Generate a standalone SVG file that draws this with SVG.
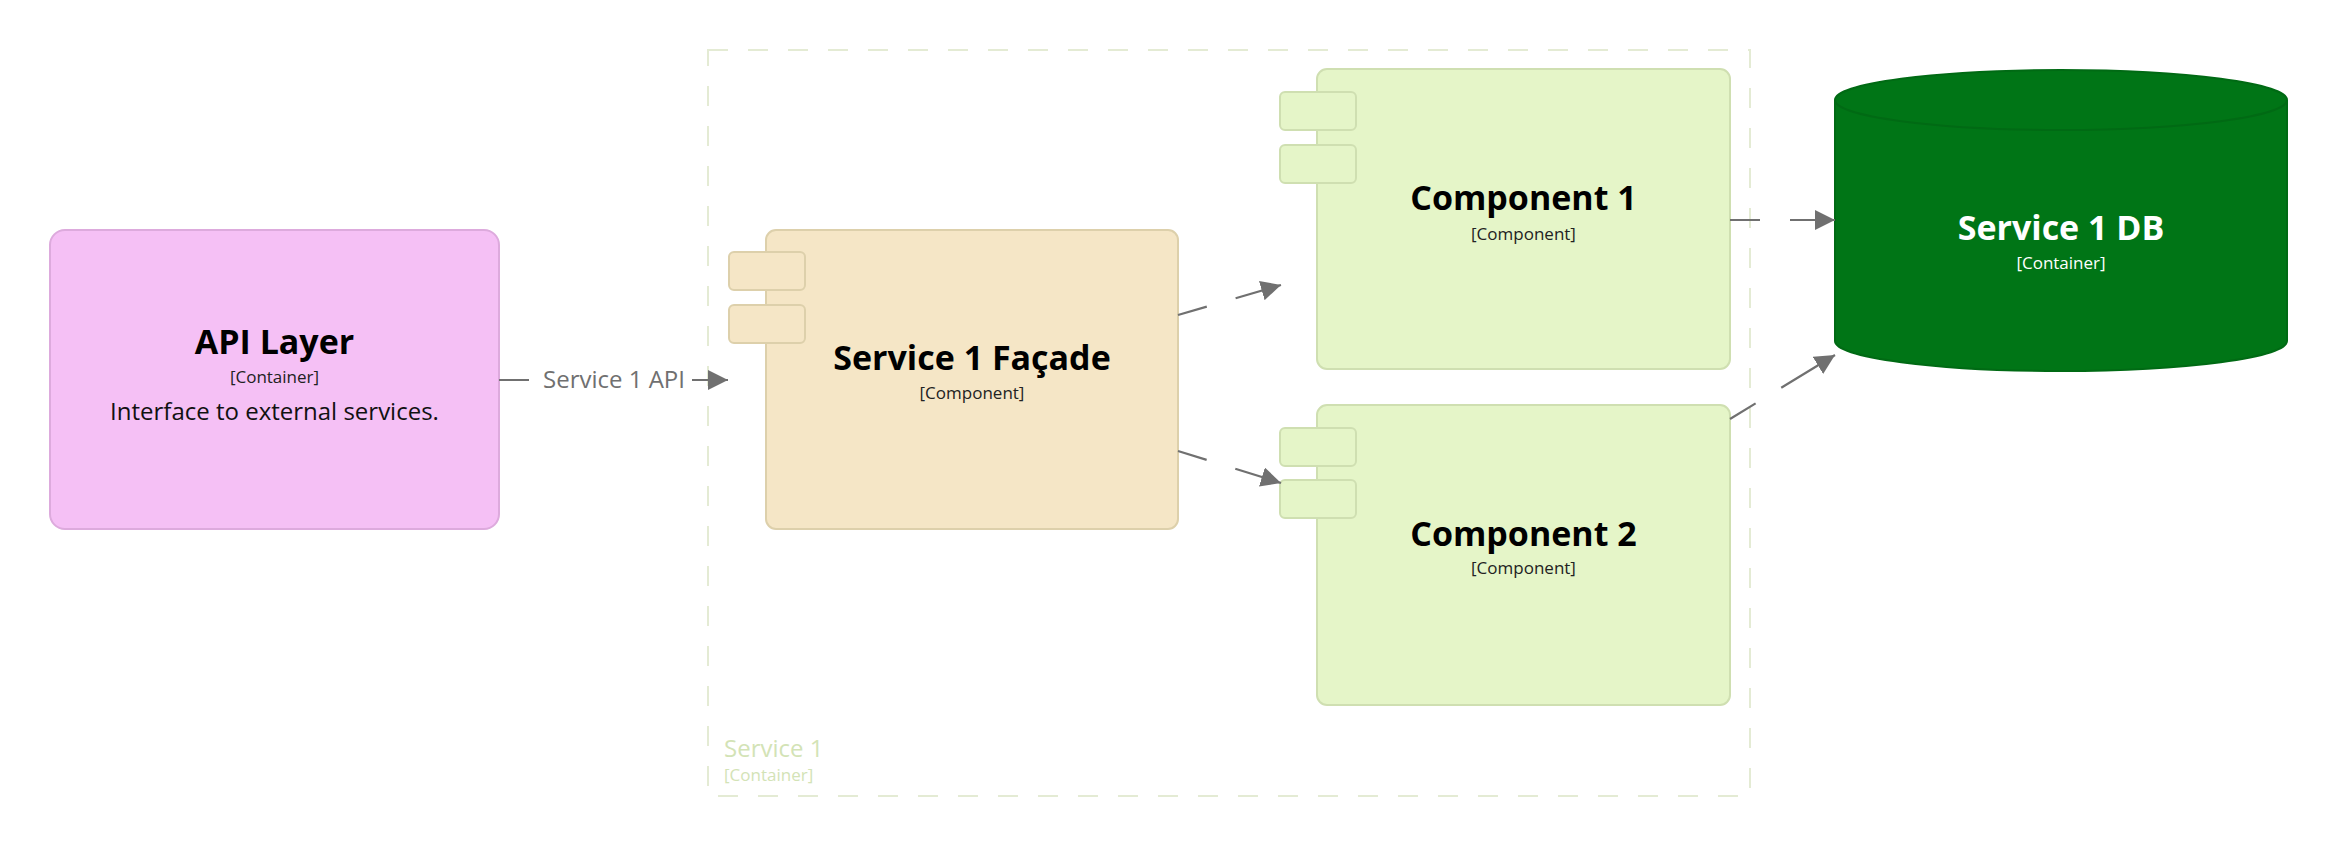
<svg xmlns="http://www.w3.org/2000/svg" width="2336" height="846" viewBox="0 0 2336 846">
<style>
text{font-family:"Open Sans","Noto Sans","Liberation Sans",sans-serif;text-anchor:middle}
.title{font-size:34px;font-weight:bold;fill:#000}
.meta{font-size:17px;fill:#222}
.desc{font-size:24px;fill:#111}
.comp{fill:#e5f5c8;stroke:#cfdfb1;stroke-width:2}
.facade{fill:#f5e6c6;stroke:#ddd0ab;stroke-width:2}
.conn{fill:none;stroke:#707070;stroke-width:2.2;stroke-dasharray:30 30 600}
.lbl{font-size:24px;fill:#707070}
</style>
<defs>
<marker id="arr" markerUnits="userSpaceOnUse" markerWidth="20" markerHeight="20" refX="20" refY="10" orient="auto" viewBox="0 0 20 20">
<path d="M0,0 L20,10 L0,20 z" fill="#707070"/>
</marker>
</defs>
<rect width="2336" height="846" fill="#fff"/>
<g id="service1-boundary">
<rect x="708" y="50" width="1042" height="746" fill="none" stroke="#e4ebd4" stroke-width="2" stroke-dasharray="20 20"/>
<text x="724" y="757" style="text-anchor:start;font-size:24px;fill:#d3e3b6">Service 1</text>
<text x="724" y="781" style="text-anchor:start;font-size:17px;fill:#d3e3b6">[Container]</text>
</g>
<g id="api-layer">
<rect x="50" y="230" width="449" height="299" rx="15" fill="#f5c0f5" stroke="#ddaadd" stroke-width="2"/>
<text class="title" x="274.5" y="354">API Layer</text>
<text class="meta" x="274.5" y="383">[Container]</text>
<text class="desc" x="274.5" y="420">Interface to external services.</text>
</g>
<g id="service1-facade">
<rect class="facade" x="766" y="230" width="412" height="299" rx="10"/>
<rect class="facade" x="729" y="252" width="76" height="38" rx="5"/>
<rect class="facade" x="729" y="305" width="76" height="38" rx="5"/>
<text class="title" x="972" y="370">Service 1 Façade</text>
<text class="meta" x="972" y="399">[Component]</text>
</g>
<g id="component1">
<rect class="comp" x="1317" y="69" width="413" height="300" rx="10"/>
<rect class="comp" x="1280" y="92" width="76" height="38" rx="5"/>
<rect class="comp" x="1280" y="145" width="76" height="38" rx="5"/>
<text class="title" x="1523.5" y="210">Component 1</text>
<text class="meta" x="1523.5" y="240">[Component]</text>
</g>
<g id="component2">
<rect class="comp" x="1317" y="405" width="413" height="300" rx="10"/>
<rect class="comp" x="1280" y="428" width="76" height="38" rx="5"/>
<rect class="comp" x="1280" y="480" width="76" height="38" rx="5"/>
<text class="title" x="1523.5" y="546">Component 2</text>
<text class="meta" x="1523.5" y="574">[Component]</text>
</g>
<g id="service1-db">
<path d="M1835,100 A226,30 0 0 1 2287,100 L2287,341 A226,30 0 0 1 1835,341 Z" fill="#007516" stroke="#006a14" stroke-width="2"/>
<path d="M1835,100 A226,30 0 0 0 2287,100" fill="none" stroke="#006a14" stroke-width="2"/>
<text class="title" x="2061" y="240" style="fill:#fff">Service 1 DB</text>
<text class="meta" x="2061" y="269" style="fill:#fff">[Container]</text>
</g>
<g id="connectors">
<path class="conn" d="M499,380 L728,380" marker-end="url(#arr)"/>
<rect x="537" y="364" width="155" height="32" fill="#fff"/>
<text class="lbl" x="614" y="388">Service 1 API</text>
<path class="conn" d="M1178,315 L1281,285" marker-end="url(#arr)"/>
<path class="conn" d="M1178,451 L1281,483" marker-end="url(#arr)"/>
<path class="conn" d="M1730,220 L1835,220" marker-end="url(#arr)"/>
<path class="conn" d="M1730,419 L1835,355" marker-end="url(#arr)"/>
</g>
</svg>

■ ■ ■

Exercise => Please set down each line of the data above exactly as written, without the pictures.

Final result =>
Generate a standalone SVG file that draws this with SVG.
<svg xmlns="http://www.w3.org/2000/svg" width="2336" height="846" viewBox="0 0 2336 846">
<style>
text{font-family:"Open Sans","Noto Sans","Liberation Sans",sans-serif;text-anchor:middle}
.title{font-size:34px;font-weight:bold;fill:#000}
.meta{font-size:17px;fill:#222}
.desc{font-size:24px;fill:#111}
.comp{fill:#e5f5c8;stroke:#cfdfb1;stroke-width:2}
.facade{fill:#f5e6c6;stroke:#ddd0ab;stroke-width:2}
.conn{fill:none;stroke:#707070;stroke-width:2.2;stroke-dasharray:30 30 600}
.lbl{font-size:24px;fill:#707070}
</style>
<defs>
<marker id="arr" markerUnits="userSpaceOnUse" markerWidth="20" markerHeight="20" refX="20" refY="10" orient="auto" viewBox="0 0 20 20">
<path d="M0,0 L20,10 L0,20 z" fill="#707070"/>
</marker>
</defs>
<rect width="2336" height="846" fill="#fff"/>
<g id="service1-boundary">
<rect x="708" y="50" width="1042" height="746" fill="none" stroke="#e4ebd4" stroke-width="2" stroke-dasharray="20 20"/>
<text x="724" y="757" style="text-anchor:start;font-size:24px;fill:#d3e3b6">Service 1</text>
<text x="724" y="781" style="text-anchor:start;font-size:17px;fill:#d3e3b6">[Container]</text>
</g>
<g id="api-layer">
<rect x="50" y="230" width="449" height="299" rx="15" fill="#f5c0f5" stroke="#ddaadd" stroke-width="2"/>
<text class="title" x="274.5" y="354">API Layer</text>
<text class="meta" x="274.5" y="383">[Container]</text>
<text class="desc" x="274.5" y="420">Interface to external services.</text>
</g>
<g id="service1-facade">
<rect class="facade" x="766" y="230" width="412" height="299" rx="10"/>
<rect class="facade" x="729" y="252" width="76" height="38" rx="5"/>
<rect class="facade" x="729" y="305" width="76" height="38" rx="5"/>
<text class="title" x="972" y="370">Service 1 Façade</text>
<text class="meta" x="972" y="399">[Component]</text>
</g>
<g id="component1">
<rect class="comp" x="1317" y="69" width="413" height="300" rx="10"/>
<rect class="comp" x="1280" y="92" width="76" height="38" rx="5"/>
<rect class="comp" x="1280" y="145" width="76" height="38" rx="5"/>
<text class="title" x="1523.5" y="210">Component 1</text>
<text class="meta" x="1523.5" y="240">[Component]</text>
</g>
<g id="component2">
<rect class="comp" x="1317" y="405" width="413" height="300" rx="10"/>
<rect class="comp" x="1280" y="428" width="76" height="38" rx="5"/>
<rect class="comp" x="1280" y="480" width="76" height="38" rx="5"/>
<text class="title" x="1523.5" y="546">Component 2</text>
<text class="meta" x="1523.5" y="574">[Component]</text>
</g>
<g id="service1-db">
<path d="M1835,100 A226,30 0 0 1 2287,100 L2287,341 A226,30 0 0 1 1835,341 Z" fill="#007516" stroke="#006a14" stroke-width="2"/>
<path d="M1835,100 A226,30 0 0 0 2287,100" fill="none" stroke="#006a14" stroke-width="2"/>
<text class="title" x="2061" y="240" style="fill:#fff">Service 1 DB</text>
<text class="meta" x="2061" y="269" style="fill:#fff">[Container]</text>
</g>
<g id="connectors">
<path class="conn" d="M499,380 L728,380" marker-end="url(#arr)"/>
<rect x="537" y="364" width="155" height="32" fill="#fff"/>
<text class="lbl" x="614" y="388">Service 1 API</text>
<path class="conn" d="M1178,315 L1281,285" marker-end="url(#arr)"/>
<path class="conn" d="M1178,451 L1281,483" marker-end="url(#arr)"/>
<path class="conn" d="M1730,220 L1835,220" marker-end="url(#arr)"/>
<path class="conn" d="M1730,419 L1835,355" marker-end="url(#arr)"/>
</g>
</svg>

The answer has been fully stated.